* **WORK INSTRUCTIONS**: Look at the data below and print exactly the lines from its first line through the line with "title = 'Cítíte"; the pictures stay out of the copy.

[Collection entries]

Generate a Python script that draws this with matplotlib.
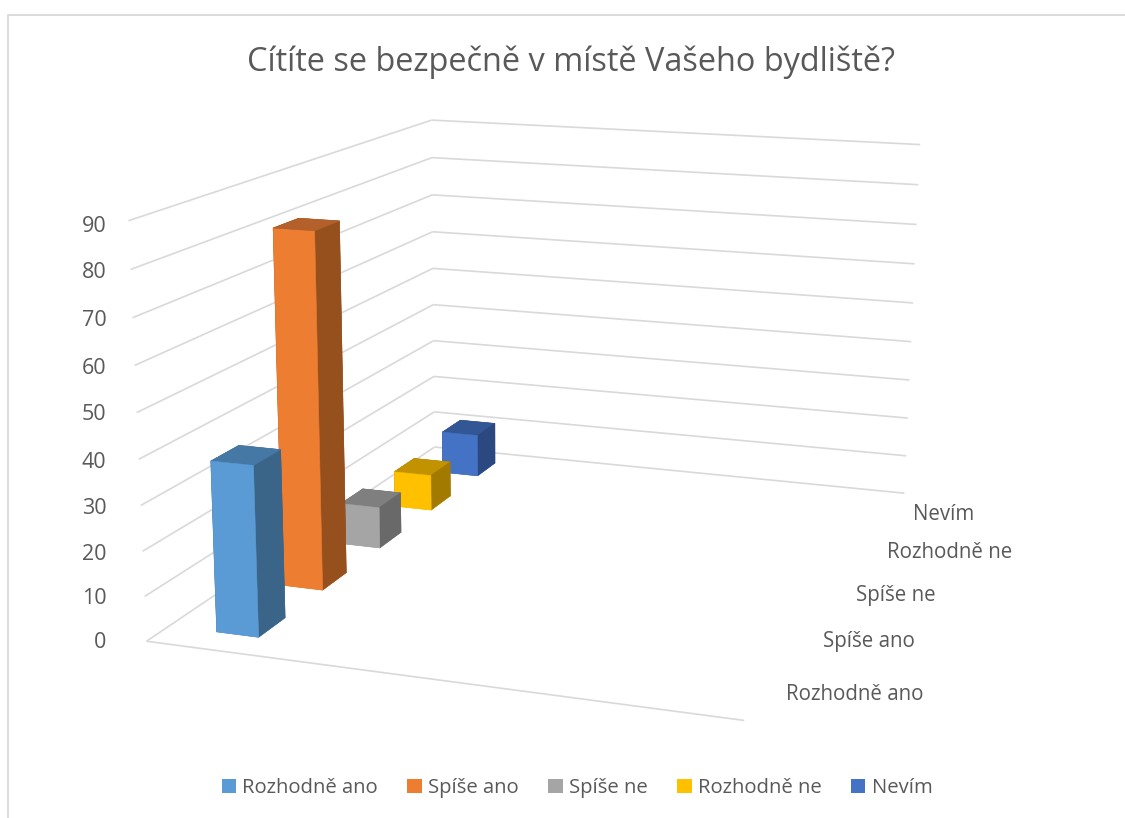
import numpy as np, matplotlib
matplotlib.use('Agg')
import matplotlib.pyplot as plt
from matplotlib.patches import Patch
from matplotlib.lines import Line2D
from mpl_toolkits.mplot3d.art3d import Line3DCollection

# ---- data ----
categories = ['Rozhodně ano', 'Spíše ano', 'Spíše ne', 'Rozhodně ne', 'Nevím']
values = [38, 82, 10, 9, 11]
z_ticks = list(range(0, 100, 10))
title = 'Cítíte se bezpečně v místě Vašeho bydliště?'

# ---- styles ----
front = ['#5B9BD5', '#ED7D31', '#A5A5A5', '#FFC000', '#4472C4']
side = ['#3A6589', '#96501E', '#696969', '#A37A00', '#2B4980']
top = ['#4678A5', '#B4602A', '#7F7F7F', '#C29200', '#335695']
grid = '#D9D9D9'
textc = '#595959'
W, H = 1125, 818
plt.rcParams['font.family'] = ['Open Sans', 'DejaVu Sans']

# calibration of the chart's 3D frame: (floor x, depth, value) -> image position
calib = [((0,0,0),(147,640)),((0,0,10),(144,597)),((0,0,20),(143,551)),((0,0,30),(141,506)),
         ((0,0,40),(138,459)),((0,0,50),(137,413)),((0,0,80),(130,270)),((0,0,90),(128,221)),
         ((0,1,0),(434,447)),((0,1,10),(434,412)),((0,1,50),(433,268)),((0,1,90),(433,120)),
         ((1,0,0),(745,720)),((1,1,0),(905,494)),((1,1,50),(912,303)),((1,1,90),(920,144))]
A, b = [], []
for (x, y, z), (u, v) in calib:
    A.append([x, y, z, 1, 0, 0, 0, 0, -u*x, -u*y, -u*z]); b.append(u)
    A.append([0, 0, 0, 0, x, y, z, 1, -v*x, -v*y, -v*z]); b.append(v)
scale = np.array([1, 1, 1/90, 1]*2 + [1/1000, 1/1000, 1/90000])
sol = np.linalg.lstsq(np.array(A, float)*scale, np.array(b, float), rcond=None)[0]*scale
P = np.append(sol, 1).reshape(3, 4)
M = np.array([P[0], P[1], [0, 0, 0, -1], P[2]])

fig = plt.figure(figsize=(W/100, H/100), dpi=100, facecolor='white')
ax = fig.add_axes([0, 0, 1, 1], projection='3d', computed_zorder=False)
ax.set_axis_off()
ax.patch.set_alpha(0)
ax.apply_aspect = lambda position=None: None
ax.get_proj = lambda: M
ax.viewLim.intervalx = (0, W)
ax.viewLim.intervaly = (H, 0)

# walls and floor
segments = []
for z in z_ticks:
    segments.append([(0, 0, z), (0, 1, z)])
    segments.append([(0, 1, z), (1, 1, z)])
segments.append([(0, 0, 0), (1, 0, 0)])
ax.add_collection3d(Line3DCollection(segments, colors=grid, linewidths=1.2, zorder=1))

# bars: one column on the floor, one depth slot per category
n = len(categories)
bar_x = 0.087
bar_dx = 0.076
slot = 1 / n
bar_dy = 0.08
ys = [slot*i + 0.0625 for i in range(n)]
face_colors = []
for f, s, t in zip(front, side, top):
    # order used by bar3d: bottom, top, -y, +y, -x, +x
    face_colors += [f, t, f, s, s, s]
ax.bar3d([bar_x]*n, ys, [0]*n, bar_dx, bar_dy, values, color=face_colors,
         shade=False, edgecolor=face_colors, linewidth=0.4, zorder=3)

# value axis labels
z_label_px = [643, 599, 554, 508, 462, 415, 368, 320, 273, 227]
for z, py in zip(z_ticks, z_label_px):
    fig.text(106.5/W, 1-py/H, str(z), ha='right', va='center', fontsize=15.5, color=textc)

# depth axis labels
cat_px = [(854.5, 695), (869, 642), (896, 595), (950, 552), (944, 514)]
for c, (px, py) in zip(categories, cat_px):
    fig.text(px/W, 1-py/H, c, ha='center', va='center', fontsize=14.8, color=textc)

fig.text(571/W, 1-62/H, title, ha='center', va='center', fontsize=23.4, color=textc)

handles = [Patch(facecolor=c, edgecolor='none') for c in front]
fig.legend(handles, categories, loc='center', bbox_to_anchor=(577/W, 1-788/H), ncol=n,
           frameon=False, fontsize=14.6, labelcolor=textc, handlelength=0.72, handleheight=0.72,
           handletextpad=0.3, columnspacing=1.45)

# chart border (top and left only are visible)
fig.add_artist(Line2D([8/W, 8/W, 1], [0, 1-14.5/H, 1-14.5/H], color='#D9D9D9', lw=1.3))
fig.savefig('out.png', dpi=100)
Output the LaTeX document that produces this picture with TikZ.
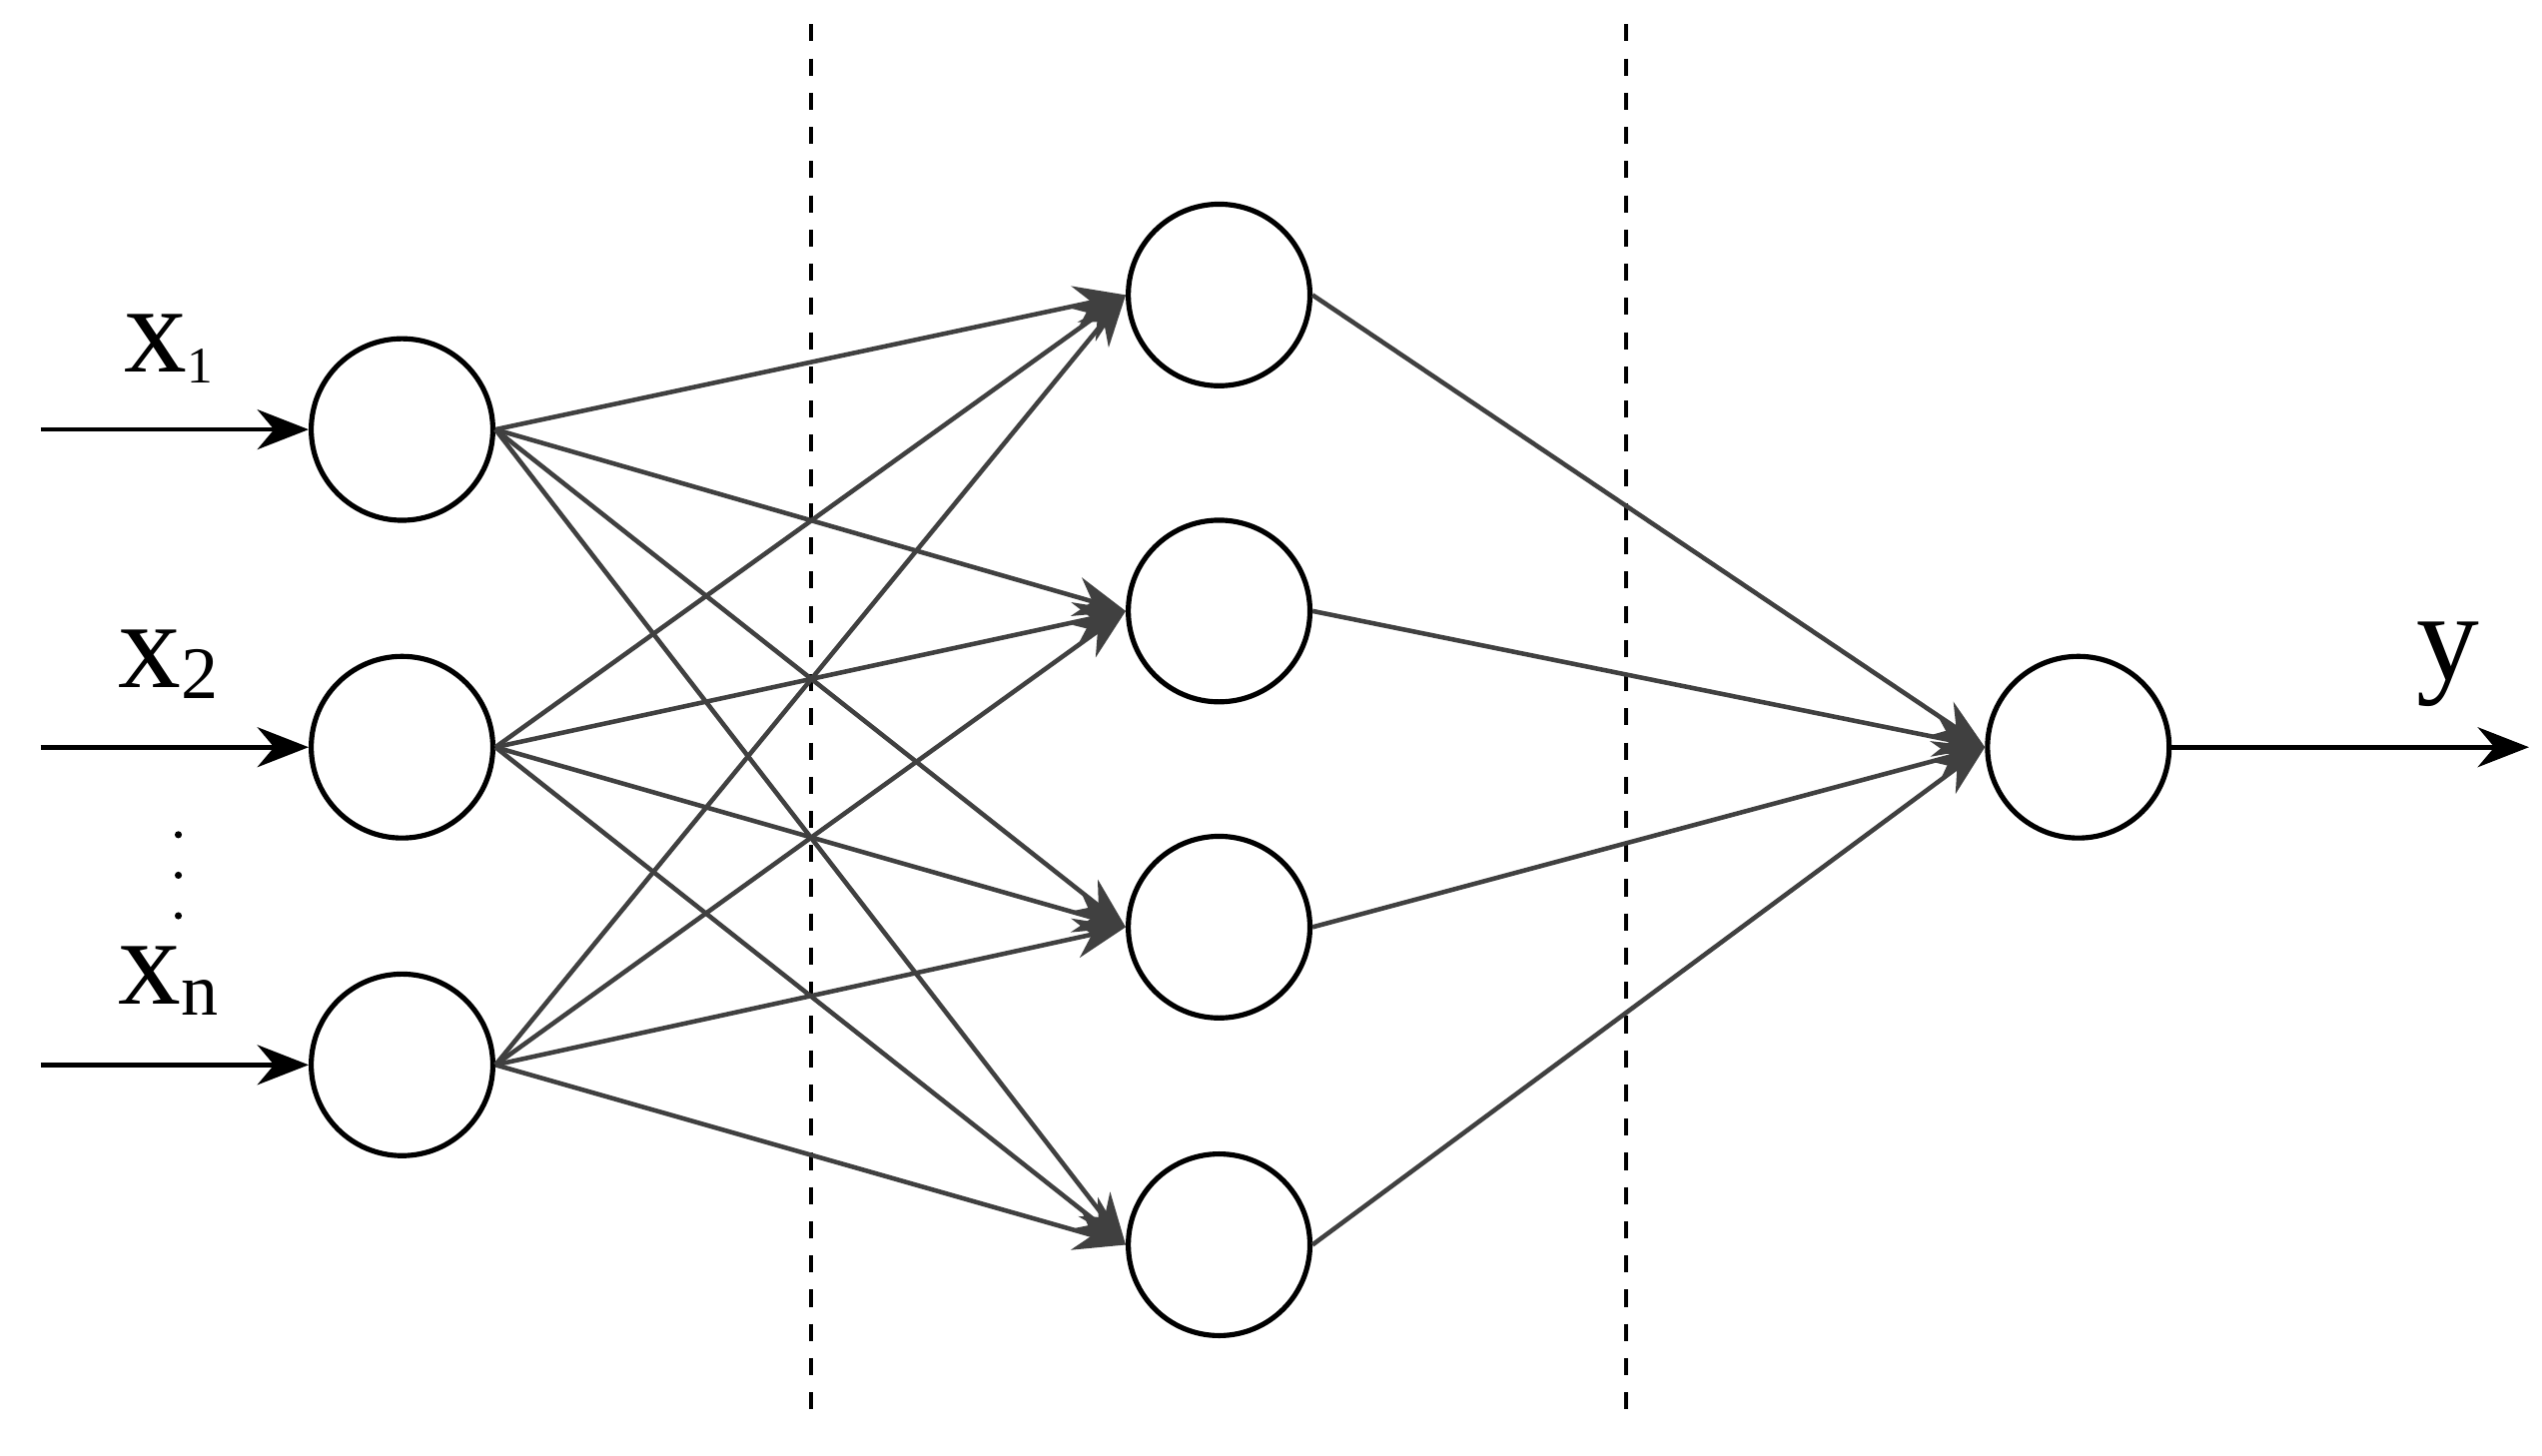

* **EXPECTED ANSWER**:
Generate a Python script that draws this with matplotlib.
import numpy as np, matplotlib
matplotlib.use('Agg')
import matplotlib.pyplot as plt
from matplotlib.patches import Patch
from matplotlib.lines import Line2D
from mpl_toolkits.mplot3d.art3d import Line3DCollection

# ---- data ----
categories = ['Rozhodně ano', 'Spíše ano', 'Spíše ne', 'Rozhodně ne', 'Nevím']
values = [38, 82, 10, 9, 11]
z_ticks = list(range(0, 100, 10))
title = 'Cítíte se bezpečně v místě Vašeho bydliště?'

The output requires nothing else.